A. NORPAC, a Washington State mill purchased by One Rock Capital Partners in 2016, asked the Commerce Department and International Trade Commission to impose them. NORPAC said Canadian suppliers were being unfairly subsidized by their governments and were dumping paper into the U.S. below fair value. Commerce did that on a preliminary basis in January and March, 2018. Canadian paper companies have been paying at the border since then. Deposits have been held by the U.S. government awaiting final determination.
 
Q. How were they stopped—or were they?
A. Not yet. But soon. The ITC on Aug. 29 voted 5-0 against imposing permanent tariffs. We will know the reasons by mid-September. Then, the Commerce Department instructs the Customs and Border Patrol to stop collecting the tariffs. Money paid in by the producers thus far will be sorted out and returned. The whole process takes a couple of months.
 
Q. Is this the end of it?
A. NORPAC has the right to appeal the decision. Because the case is not final until Sept. 17, its decision may not be known until then. But tariffs would not be re-imposed during an appeal, barring some unusual action.
 
Q. Could the White House reverse this decision?
A. The tariff petition did not come from the White House. It came from a single company using existing trade laws. The ITC is an independent commission, with five members appointed by the previous two presidents. President Trump has the right to appoint a sixth commissioner but his nominees have not yet been seated. The president does have some power to impose tariffs under his national security authority, as he did in the steel/aluminum cases, but there has been no indication that such an action is considered in the newsprint cases.

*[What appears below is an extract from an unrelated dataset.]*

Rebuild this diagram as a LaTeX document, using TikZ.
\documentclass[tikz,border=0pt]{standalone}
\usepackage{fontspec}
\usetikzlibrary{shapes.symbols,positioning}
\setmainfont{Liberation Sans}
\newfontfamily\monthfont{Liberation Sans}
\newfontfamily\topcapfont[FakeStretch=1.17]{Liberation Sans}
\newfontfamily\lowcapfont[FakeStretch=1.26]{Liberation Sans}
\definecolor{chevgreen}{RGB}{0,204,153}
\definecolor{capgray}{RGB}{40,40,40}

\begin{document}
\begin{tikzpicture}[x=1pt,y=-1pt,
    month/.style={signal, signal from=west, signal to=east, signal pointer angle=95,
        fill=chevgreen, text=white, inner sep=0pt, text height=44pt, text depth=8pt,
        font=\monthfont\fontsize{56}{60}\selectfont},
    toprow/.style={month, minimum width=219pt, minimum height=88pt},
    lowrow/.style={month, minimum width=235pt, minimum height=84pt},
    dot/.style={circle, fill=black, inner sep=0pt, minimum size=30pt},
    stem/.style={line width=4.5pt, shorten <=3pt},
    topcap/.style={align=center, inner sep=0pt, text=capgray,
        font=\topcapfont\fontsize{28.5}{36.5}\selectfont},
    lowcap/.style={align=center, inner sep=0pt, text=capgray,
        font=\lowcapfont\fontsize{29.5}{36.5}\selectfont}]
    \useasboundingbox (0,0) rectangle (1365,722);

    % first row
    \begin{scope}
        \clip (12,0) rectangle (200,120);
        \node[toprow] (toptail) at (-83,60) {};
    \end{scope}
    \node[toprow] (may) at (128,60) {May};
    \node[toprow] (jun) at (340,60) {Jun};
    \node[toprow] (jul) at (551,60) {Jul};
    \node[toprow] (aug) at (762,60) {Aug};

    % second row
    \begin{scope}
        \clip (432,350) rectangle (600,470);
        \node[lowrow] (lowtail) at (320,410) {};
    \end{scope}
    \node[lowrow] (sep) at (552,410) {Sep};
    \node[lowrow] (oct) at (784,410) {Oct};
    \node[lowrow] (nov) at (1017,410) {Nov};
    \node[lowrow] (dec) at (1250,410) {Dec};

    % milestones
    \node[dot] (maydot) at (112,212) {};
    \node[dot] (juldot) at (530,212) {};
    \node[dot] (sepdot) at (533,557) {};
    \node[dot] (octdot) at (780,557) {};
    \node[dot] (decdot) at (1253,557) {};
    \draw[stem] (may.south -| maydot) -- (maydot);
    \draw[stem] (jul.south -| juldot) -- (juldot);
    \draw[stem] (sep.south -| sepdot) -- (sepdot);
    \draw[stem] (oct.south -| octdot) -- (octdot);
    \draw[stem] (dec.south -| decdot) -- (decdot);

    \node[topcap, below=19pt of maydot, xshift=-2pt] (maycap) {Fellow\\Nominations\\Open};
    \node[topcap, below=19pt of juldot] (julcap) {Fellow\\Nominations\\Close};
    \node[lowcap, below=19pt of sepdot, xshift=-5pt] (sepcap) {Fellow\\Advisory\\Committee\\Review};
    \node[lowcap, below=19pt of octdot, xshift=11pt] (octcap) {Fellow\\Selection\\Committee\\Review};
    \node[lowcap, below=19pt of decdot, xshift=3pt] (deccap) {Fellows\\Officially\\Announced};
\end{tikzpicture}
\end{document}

Q. What will happen to paper prices?
A. The market will determine that.  Once the tariffs are gone, the heavy weight of these sanctions will no longer be on the producers. But decisions by some producers to get out of the market because of the tariffs could still affect the supply/demand balance.
 
Q. So some damage is already done?
A. Yes. Many decisions made across the paper-reliant industries have occurred over the past seven months that may be permanent. Some newspapers have folded. Many have trimmed pages or paper sizes. Lots of jobs went unfilled. Whether removing the tariffs will enable any of these decisions to be modified is unknown.
 
Q. Why did the ITC lift the sanctions?
A. We will know in mid-September when its final determination report comes out. ITC had two jobs to perform: 1) to decide whether the domestic paper producers had been injured by the alleged uncompetitive practices of Canadian producers; and 2) whether sanctions would cure the injuries.  Its decision could have been based upon analysis of either of these questions. National Newspaper Association and others in the STOPP (Stop the Tariffs on Printers and Publishers) Coalition, had argued that any injury to domestic paper companies had come from falling demand for paper. NNA’s incoming president Andrew Johnson, publisher of the Dodge County (WI) Pionier, was one of two publishers to testify to ITC in July 2018. The other was Paul Tash, publisher of the Tampa Bay Times. Many, including the News Media Alliance’s consultant Charles River Associates, provided economic analysis of the allegations.